Jesús le afirma a Marta que su hermano resucitará, aunque ella ya sabe esto y lo cree. Lo que será nuevo y original en la historia de la humanidad, es creer de manera absoluta en Cristo, quien le dice a Marta: «Yo soy la resurrección y la vida. El que cree en mí, aunque haya muerto, vivirá; y todo aquel que está vivo y cree en mí, no morirá para siempre». ¿Crees tú esto?» (Jn 11, 25-26).

Marta es la primera persona en el mundo que hace una categórica confesión de fe absoluta en Jesús y en su poder de dar la vida; y esta confesión es aún más meritoria, porque la hace cuando su hermano lleva ya cuatro días en el sepulcro, que es cuando le declara a Jesús: «Sí, Señor, Creo firmemente que tú eres el Mesías, el Hijo de Dios, el que tenía que venir al mundo» (Jn 11, 27).

A pesar de esta fe, Marta no estaba pensando realmente que Jesús fuera a resucitar a su hermano, por eso cuando él ordenó que quitaran la loza del sepulcro, ella replicó: «Señor, ya huele mal, porque lleva cuatro días» (Jn 11, 39). Ella, sin el milagro, ya había creído.

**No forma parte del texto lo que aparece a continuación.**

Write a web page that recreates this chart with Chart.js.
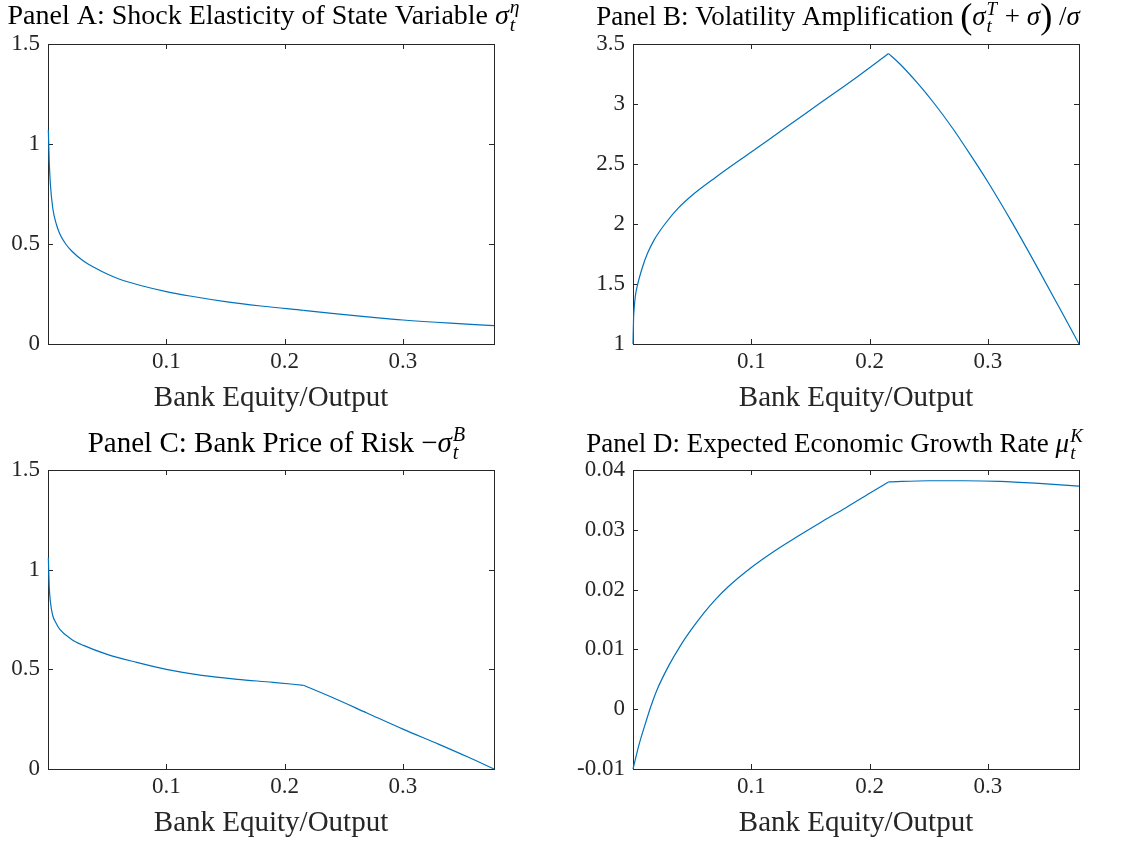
<!DOCTYPE html>
<html>
<head>
<meta charset="utf-8">
<script src="https://cdn.jsdelivr.net/npm/chart.js@4/dist/chart.umd.min.js"></script>
<style>
  body { margin: 0; background: #fff; }
  #wrap { position: relative; width: 1125px; height: 842px; overflow: hidden; }
  canvas { position: absolute; }
</style>
</head>
<body>
<div id="wrap">
  <canvas id="panelA" width="562" height="421" style="left:0;top:0"></canvas>
  <canvas id="panelB" width="563" height="421" style="left:562px;top:0"></canvas>
  <canvas id="panelC" width="562" height="421" style="left:0;top:421px"></canvas>
  <canvas id="panelD" width="563" height="421" style="left:562px;top:421px"></canvas>
</div>
<script>
// x axis: bank equity / output
const xMin = 0;
const xMax = 0.377;
const xTicks = [0.1, 0.2, 0.3];
const kinkX = 0.216;

// Panel A: shock elasticity of state variable
const shockX = [0.0003, 0.001, 0.002, 0.004, 0.007, 0.01, 0.015, 0.02, 0.03, 0.04, 0.05, 0.06, 0.08, 0.1, 0.12, 0.15, 0.18, 0.216, 0.24, 0.27, 0.3, 0.34, 0.377];
const shockY = [1.07, 0.92, 0.80, 0.68, 0.60, 0.55, 0.50, 0.465, 0.415, 0.38, 0.35, 0.325, 0.29, 0.262, 0.24, 0.212, 0.19, 0.168, 0.153, 0.136, 0.12, 0.104, 0.092];
const shockTicks = [0, 0.5, 1, 1.5];

// Panel B: volatility amplification
const amplX = [0, 0.0005, 0.001, 0.002, 0.004, 0.008, 0.012, 0.018, 0.027, 0.038, 0.05, 0.07, 0.1, 0.13, 0.16, 0.19, 0.216, 0.225, 0.24, 0.255, 0.27, 0.285, 0.3, 0.32, 0.34, 0.36, 0.377];
const amplY = [1.0, 1.22, 1.3, 1.4, 1.5, 1.64, 1.75, 1.87, 2.0, 2.13, 2.24, 2.39, 2.6, 2.81, 3.02, 3.23, 3.42, 3.34, 3.18, 3.0, 2.8, 2.58, 2.35, 2.02, 1.67, 1.31, 1.0];
const amplTicks = [1, 1.5, 2, 2.5, 3, 3.5];

// Panel C: bank price of risk
const riskX = [0.0003, 0.001, 0.002, 0.004, 0.007, 0.01, 0.02, 0.03, 0.05, 0.075, 0.1, 0.13, 0.16, 0.19, 0.216, 0.24, 0.27, 0.3, 0.33, 0.355, 0.377];
const riskY = [1.06, 0.92, 0.84, 0.77, 0.73, 0.70, 0.65, 0.62, 0.575, 0.535, 0.5, 0.47, 0.45, 0.435, 0.42, 0.36, 0.28, 0.2, 0.125, 0.06, 0.0];
const riskTicks = [0, 0.5, 1, 1.5];

// Panel D: expected economic growth rate
const growthX = [0, 0.005, 0.01, 0.015, 0.02, 0.03, 0.04, 0.05, 0.06, 0.07, 0.08, 0.1, 0.12, 0.14, 0.16, 0.18, 0.2, 0.216, 0.25, 0.28, 0.31, 0.34, 0.377];
const growthY = [-0.01, -0.006, -0.0027, 0.0004, 0.0031, 0.0072, 0.0106, 0.0135, 0.0161, 0.0184, 0.0204, 0.0237, 0.0265, 0.029, 0.0314, 0.0337, 0.0361, 0.038, 0.0382, 0.0382, 0.0381, 0.0378, 0.0373];
const growthTicks = [-0.01, 0, 0.01, 0.02, 0.03, 0.04];

const serif = '"Liberation Serif", "Times New Roman", serif';
const axisColor = '#262626';
const lineColor = '#0072BD';

// draws title text with italic symbols and stacked sub/superscripts
function drawRichTitle(ctx, segs, cx, baseY, size) {
  const font = (it, s) => (it ? 'italic ' : '') + s + 'px ' + serif;
  const widths = segs.map(s => {
    if (s.sup !== undefined) {
      ctx.font = font(true, size * 0.7);
      return Math.max(ctx.measureText(s.sup).width, ctx.measureText(s.sub).width) + 2;
    }
    ctx.font = font(s.it, s.big ? size * 1.35 : size);
    return ctx.measureText(s.t).width;
  });
  let x = cx - widths.reduce((a, b) => a + b, 0) / 2;
  ctx.fillStyle = '#000';
  ctx.textBaseline = 'alphabetic';
  ctx.textAlign = 'left';
  segs.forEach((s, i) => {
    if (s.sup !== undefined) {
      ctx.font = font(true, size * 0.7);
      ctx.fillText(s.sup, x + 1, baseY - size * 0.38);
      ctx.fillText(s.sub, x + 1, baseY + size * 0.25);
    } else {
      ctx.font = font(s.it, s.big ? size * 1.35 : size);
      ctx.fillText(s.t, x, baseY + (s.big ? size * 0.1 : 0));
    }
    x += widths[i];
  });
}

// MATLAB style box with inward ticks on all four sides, plus the title
const boxPlugin = {
  id: 'boxPlugin',
  beforeDatasetsDraw(chart) {
    const { ctx, chartArea: a, scales: { x, y } } = chart;
    ctx.save();
    ctx.strokeStyle = axisColor;
    ctx.lineWidth = 1;
    ctx.beginPath();
    x.ticks.forEach(t => {
      const px = Math.round(x.getPixelForValue(t.value)) + 0.5;
      ctx.moveTo(px, a.bottom); ctx.lineTo(px, a.bottom - 5);
      ctx.moveTo(px, a.top); ctx.lineTo(px, a.top + 5);
    });
    y.ticks.forEach(t => {
      const py = Math.round(y.getPixelForValue(t.value)) + 0.5;
      ctx.moveTo(a.left, py); ctx.lineTo(a.left + 5, py);
      ctx.moveTo(a.right, py); ctx.lineTo(a.right - 5, py);
    });
    ctx.stroke();
    ctx.strokeRect(Math.round(a.left) + 0.5, Math.round(a.top) + 0.5,
      Math.round(a.right - a.left), Math.round(a.bottom - a.top));
    ctx.restore();
  },
  afterDraw(chart, args, opts) {
    const { ctx } = chart;
    ctx.save();
    drawRichTitle(ctx, opts.segs, opts.cx, opts.base, opts.size);
    ctx.restore();
  }
};

function makePanel(id, xs, ys, yTicks, box, title) {
  const cut = xs.indexOf(kinkX);
  const pts = xs.map((x, i) => ({ x: x, y: ys[i] }));
  const line = data => ({
    data: data,
    borderColor: lineColor,
    borderWidth: 1.2,
    pointRadius: 0,
    cubicInterpolationMode: 'monotone',
    clip: false
  });
  return new Chart(document.getElementById(id), {
    type: 'line',
    data: { datasets: [line(pts.slice(0, cut + 1)), line(pts.slice(cut))] },
    options: {
      responsive: false,
      animation: false,
      events: [],
      layout: { padding: { top: box.top, right: box.right, left: 0, bottom: 0 } },
      plugins: {
        legend: { display: false },
        tooltip: { enabled: false },
        boxPlugin: title
      },
      scales: {
        x: {
          type: 'linear',
          min: xMin,
          max: xMax,
          afterBuildTicks: s => { s.ticks = xTicks.map(v => ({ value: v })); },
          afterFit: s => { s.height = box.xh; },
          grid: { display: false, drawTicks: false },
          border: { display: false },
          ticks: {
            color: axisColor,
            font: { family: serif, size: 23 },
            padding: 4,
            maxRotation: 0,
            callback: v => String(v)
          },
          title: {
            display: true,
            text: 'Bank Equity/Output',
            color: axisColor,
            font: { family: serif, size: 29, lineHeight: 1 },
            padding: { top: 0, bottom: box.xh - 54 - 14.5 }
          }
        },
        y: {
          type: 'linear',
          min: yTicks[0],
          max: yTicks[yTicks.length - 1],
          afterBuildTicks: s => { s.ticks = yTicks.map(v => ({ value: v })); },
          afterFit: s => { s.width = box.yw; },
          grid: { display: false, drawTicks: false },
          border: { display: false },
          ticks: {
            color: axisColor,
            font: { family: serif, size: 23 },
            padding: 8,
            callback: v => String(v)
          }
        }
      }
    },
    plugins: [boxPlugin]
  });
}

makePanel('panelA', shockX, shockY, shockTicks,
  { top: 44, right: 68, xh: 77, yw: 48 },
  { cx: 264, base: 24, size: 28, segs: [
    { t: 'Panel A: Shock Elasticity of State Variable ' },
    { t: 'σ', it: true },
    { sup: 'η', sub: 't' }
  ] });

makePanel('panelB', amplX, amplY, amplTicks,
  { top: 44, right: 46, xh: 77, yw: 71 },
  { cx: 276, base: 25, size: 27, segs: [
    { t: 'Panel B: Volatility Amplification ' },
    { t: '(', big: true },
    { t: 'σ', it: true },
    { sup: 'T', sub: 't' },
    { t: ' + ' },
    { t: 'σ', it: true },
    { t: ')', big: true },
    { t: ' /' },
    { t: 'σ', it: true }
  ] });

makePanel('panelC', riskX, riskY, riskTicks,
  { top: 49, right: 68, xh: 73, yw: 48 },
  { cx: 277, base: 31, size: 29, segs: [
    { t: 'Panel C: Bank Price of Risk ' },
    { t: '−' },
    { t: 'σ', it: true },
    { sup: 'B', sub: 't' }
  ] });

makePanel('panelD', growthX, growthY, growthTicks,
  { top: 49, right: 46, xh: 73, yw: 71 },
  { cx: 273, base: 31, size: 27, segs: [
    { t: 'Panel D: Expected Economic Growth Rate ' },
    { t: 'μ', it: true },
    { sup: 'K', sub: 't' }
  ] });
</script>
</body>
</html>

Todos habían visto a Jesús llorar mientras se encaminaba al sepulcro de Lázaro, por lo que nadie esperaba realmente aquello que sucedió. Ese milagro sirvió para fortalecer la fe de muchos de los ahí presentes. La resurrección de Lázaro no era para que tuviera vida eterna, sino sólo para vivir algunos años más sobre la tierra, siendo así una prueba más del poder divino del Mesías. Llorar ante la muerte de un ser querido no es falta de fe, sino la expresión de un dolor que puede ser ofrecido al Señor.

La resurrección de Lázaro, siendo seguramente una persona conocida y respetada en Jerusalén, apresuró la pasión y muerte de Jesús, porque sus enemigos vieron como un gran peligro que, a causa de este gran milagro, muchos creyeran en Jesús. Incluso algunos pensaron también en asesinar a Lázaro. Jesús fue muy consciente de su riesgo y lo tomó con la decisión de abrazar la cruz, pues sin muerte no hay resurrección. Si tomamos todos los riesgos que se nos presentan ante nuestra elección de obrar conforme a la voluntad de Dios, nunca nos vamos a arrepentir de la decisión tomada.

Que tengan todos una feliz semana. ¡Sea alabado Jesucristo!